→ DATA SEGMENT:
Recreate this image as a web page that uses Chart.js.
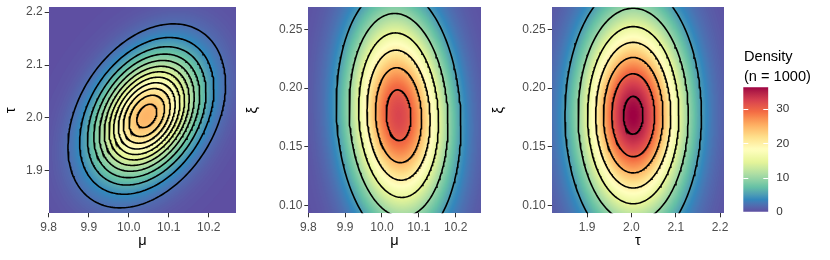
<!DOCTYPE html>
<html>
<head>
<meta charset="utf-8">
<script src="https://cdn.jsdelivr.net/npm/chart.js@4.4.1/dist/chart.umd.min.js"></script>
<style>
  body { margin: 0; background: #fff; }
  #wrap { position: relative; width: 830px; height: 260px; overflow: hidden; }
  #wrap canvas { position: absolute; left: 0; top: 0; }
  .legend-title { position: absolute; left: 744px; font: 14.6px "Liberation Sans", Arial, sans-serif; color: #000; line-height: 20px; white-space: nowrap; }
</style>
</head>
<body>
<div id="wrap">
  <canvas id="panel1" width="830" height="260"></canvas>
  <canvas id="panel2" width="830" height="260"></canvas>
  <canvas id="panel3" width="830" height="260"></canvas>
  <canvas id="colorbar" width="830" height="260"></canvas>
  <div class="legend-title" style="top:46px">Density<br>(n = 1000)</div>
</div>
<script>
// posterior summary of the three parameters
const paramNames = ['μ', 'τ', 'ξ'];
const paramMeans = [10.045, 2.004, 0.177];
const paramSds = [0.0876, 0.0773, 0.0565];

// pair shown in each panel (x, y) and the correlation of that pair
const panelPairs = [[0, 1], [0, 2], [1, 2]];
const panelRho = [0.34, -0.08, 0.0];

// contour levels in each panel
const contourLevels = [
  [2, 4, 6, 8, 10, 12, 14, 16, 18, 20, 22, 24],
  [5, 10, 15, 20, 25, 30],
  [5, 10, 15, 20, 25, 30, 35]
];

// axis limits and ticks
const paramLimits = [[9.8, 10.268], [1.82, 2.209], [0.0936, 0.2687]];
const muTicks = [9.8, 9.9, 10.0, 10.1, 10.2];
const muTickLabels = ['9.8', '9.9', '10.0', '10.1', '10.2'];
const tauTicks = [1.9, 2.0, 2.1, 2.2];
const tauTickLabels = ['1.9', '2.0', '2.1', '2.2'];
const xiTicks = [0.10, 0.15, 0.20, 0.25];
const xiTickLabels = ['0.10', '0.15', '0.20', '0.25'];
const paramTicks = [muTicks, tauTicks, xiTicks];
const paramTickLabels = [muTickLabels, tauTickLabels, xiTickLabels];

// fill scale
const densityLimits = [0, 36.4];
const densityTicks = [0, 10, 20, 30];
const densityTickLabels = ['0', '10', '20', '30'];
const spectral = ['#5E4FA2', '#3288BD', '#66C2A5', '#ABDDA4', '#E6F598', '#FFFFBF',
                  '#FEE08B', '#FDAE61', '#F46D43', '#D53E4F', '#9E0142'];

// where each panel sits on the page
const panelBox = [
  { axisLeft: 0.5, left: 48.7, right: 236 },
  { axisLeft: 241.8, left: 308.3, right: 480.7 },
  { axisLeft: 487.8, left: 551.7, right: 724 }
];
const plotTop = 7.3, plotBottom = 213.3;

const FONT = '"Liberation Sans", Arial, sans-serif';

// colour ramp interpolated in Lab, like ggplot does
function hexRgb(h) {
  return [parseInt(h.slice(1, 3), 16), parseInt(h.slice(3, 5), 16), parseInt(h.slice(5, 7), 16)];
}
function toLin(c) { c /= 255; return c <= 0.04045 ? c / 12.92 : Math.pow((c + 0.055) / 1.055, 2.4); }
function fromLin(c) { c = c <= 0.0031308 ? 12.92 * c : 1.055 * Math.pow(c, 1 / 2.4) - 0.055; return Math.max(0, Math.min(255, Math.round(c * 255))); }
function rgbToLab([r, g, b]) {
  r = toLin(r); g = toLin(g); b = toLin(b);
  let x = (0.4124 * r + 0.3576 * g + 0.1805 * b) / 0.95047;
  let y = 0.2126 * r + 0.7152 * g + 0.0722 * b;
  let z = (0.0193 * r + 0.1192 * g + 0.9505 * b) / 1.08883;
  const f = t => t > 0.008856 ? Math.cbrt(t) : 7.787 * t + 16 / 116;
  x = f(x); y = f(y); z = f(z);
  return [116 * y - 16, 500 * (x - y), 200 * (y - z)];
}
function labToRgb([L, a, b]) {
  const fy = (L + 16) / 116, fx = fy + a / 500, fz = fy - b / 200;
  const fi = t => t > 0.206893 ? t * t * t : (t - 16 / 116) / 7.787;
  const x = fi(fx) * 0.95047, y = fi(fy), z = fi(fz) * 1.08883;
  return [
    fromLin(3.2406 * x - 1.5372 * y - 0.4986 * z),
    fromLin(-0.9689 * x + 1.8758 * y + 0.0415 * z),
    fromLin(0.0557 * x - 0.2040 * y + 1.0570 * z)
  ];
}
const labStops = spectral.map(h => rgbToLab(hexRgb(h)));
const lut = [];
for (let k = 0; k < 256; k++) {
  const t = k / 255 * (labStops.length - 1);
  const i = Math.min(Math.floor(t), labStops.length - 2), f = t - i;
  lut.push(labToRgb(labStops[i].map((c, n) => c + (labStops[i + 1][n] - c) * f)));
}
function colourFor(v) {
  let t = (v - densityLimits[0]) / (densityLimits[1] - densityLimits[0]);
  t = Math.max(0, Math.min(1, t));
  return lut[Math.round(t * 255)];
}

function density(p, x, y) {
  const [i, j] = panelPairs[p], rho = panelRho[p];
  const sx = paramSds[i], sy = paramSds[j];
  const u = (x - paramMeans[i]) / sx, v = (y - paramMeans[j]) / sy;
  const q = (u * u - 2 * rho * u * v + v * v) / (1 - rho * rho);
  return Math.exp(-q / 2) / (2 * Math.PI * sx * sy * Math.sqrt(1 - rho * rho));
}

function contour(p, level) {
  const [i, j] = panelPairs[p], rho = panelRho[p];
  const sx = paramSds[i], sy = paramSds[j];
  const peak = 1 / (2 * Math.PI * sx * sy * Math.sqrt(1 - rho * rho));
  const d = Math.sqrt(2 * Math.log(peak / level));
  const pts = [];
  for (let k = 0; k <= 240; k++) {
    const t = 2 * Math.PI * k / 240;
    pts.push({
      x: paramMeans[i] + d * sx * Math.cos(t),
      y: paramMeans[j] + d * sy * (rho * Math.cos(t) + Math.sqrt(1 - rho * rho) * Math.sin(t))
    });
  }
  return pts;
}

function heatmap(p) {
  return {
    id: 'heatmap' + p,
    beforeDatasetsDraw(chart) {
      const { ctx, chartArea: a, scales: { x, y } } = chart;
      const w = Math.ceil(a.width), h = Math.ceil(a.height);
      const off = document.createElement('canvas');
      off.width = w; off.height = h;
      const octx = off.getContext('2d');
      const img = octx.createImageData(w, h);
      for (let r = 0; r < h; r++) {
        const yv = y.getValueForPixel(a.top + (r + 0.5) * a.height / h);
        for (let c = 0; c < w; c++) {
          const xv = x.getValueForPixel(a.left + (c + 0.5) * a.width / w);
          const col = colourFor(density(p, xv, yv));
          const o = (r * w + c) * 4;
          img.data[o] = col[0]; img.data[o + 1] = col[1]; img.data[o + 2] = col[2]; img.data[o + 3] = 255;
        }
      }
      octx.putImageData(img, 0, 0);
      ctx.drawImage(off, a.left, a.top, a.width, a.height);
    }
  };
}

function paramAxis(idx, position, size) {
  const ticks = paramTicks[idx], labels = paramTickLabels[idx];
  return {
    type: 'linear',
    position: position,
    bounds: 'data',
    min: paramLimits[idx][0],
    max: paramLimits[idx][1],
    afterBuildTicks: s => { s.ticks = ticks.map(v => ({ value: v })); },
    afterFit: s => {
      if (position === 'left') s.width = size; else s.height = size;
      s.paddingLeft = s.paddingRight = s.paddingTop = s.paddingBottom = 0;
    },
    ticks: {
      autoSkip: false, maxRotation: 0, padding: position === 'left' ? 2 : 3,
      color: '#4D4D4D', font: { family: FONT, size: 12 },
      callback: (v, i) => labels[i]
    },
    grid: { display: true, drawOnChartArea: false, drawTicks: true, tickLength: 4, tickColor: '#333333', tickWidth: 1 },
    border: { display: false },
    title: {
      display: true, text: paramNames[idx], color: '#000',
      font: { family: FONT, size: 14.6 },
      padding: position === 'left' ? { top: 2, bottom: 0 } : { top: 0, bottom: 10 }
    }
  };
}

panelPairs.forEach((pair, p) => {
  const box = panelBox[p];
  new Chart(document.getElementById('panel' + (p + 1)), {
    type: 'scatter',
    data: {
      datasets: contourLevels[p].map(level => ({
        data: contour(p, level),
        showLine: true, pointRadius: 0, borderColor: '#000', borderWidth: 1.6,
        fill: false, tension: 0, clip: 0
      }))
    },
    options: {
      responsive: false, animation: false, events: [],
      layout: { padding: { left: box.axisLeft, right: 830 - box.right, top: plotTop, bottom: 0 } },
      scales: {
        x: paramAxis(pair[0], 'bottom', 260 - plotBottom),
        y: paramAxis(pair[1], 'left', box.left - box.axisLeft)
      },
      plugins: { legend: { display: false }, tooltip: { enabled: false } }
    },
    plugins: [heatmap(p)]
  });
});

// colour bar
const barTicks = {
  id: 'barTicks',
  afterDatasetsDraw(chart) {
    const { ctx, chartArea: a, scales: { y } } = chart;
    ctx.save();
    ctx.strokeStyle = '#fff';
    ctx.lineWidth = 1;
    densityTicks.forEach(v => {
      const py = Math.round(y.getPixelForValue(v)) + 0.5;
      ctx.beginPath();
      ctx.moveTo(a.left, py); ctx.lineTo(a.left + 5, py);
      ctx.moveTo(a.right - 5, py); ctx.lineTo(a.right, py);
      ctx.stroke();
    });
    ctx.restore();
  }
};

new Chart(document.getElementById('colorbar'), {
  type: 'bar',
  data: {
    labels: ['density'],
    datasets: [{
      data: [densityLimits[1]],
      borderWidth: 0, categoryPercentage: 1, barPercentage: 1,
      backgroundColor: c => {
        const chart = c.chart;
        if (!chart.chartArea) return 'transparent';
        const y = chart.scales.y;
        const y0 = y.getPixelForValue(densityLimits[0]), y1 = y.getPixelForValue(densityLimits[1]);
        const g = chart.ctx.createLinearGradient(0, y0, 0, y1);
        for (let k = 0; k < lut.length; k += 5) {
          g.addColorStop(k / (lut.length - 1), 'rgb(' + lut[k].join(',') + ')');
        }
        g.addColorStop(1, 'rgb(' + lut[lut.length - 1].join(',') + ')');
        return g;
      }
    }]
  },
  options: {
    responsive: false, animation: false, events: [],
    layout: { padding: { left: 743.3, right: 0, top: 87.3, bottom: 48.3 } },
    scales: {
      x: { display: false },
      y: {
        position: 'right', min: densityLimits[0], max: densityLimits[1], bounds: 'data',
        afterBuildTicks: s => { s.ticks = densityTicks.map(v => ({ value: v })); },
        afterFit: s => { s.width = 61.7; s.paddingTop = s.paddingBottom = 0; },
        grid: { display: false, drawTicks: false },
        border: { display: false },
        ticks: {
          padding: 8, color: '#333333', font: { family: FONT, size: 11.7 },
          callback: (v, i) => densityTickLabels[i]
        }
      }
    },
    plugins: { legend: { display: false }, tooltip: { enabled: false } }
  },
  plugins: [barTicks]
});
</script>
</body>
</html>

→ PROBLEM DETAILS:
Each line of the material above either contains the word "that" or does not; state how many do, and nothing else.

→ EXPECTED OUTPUT:
2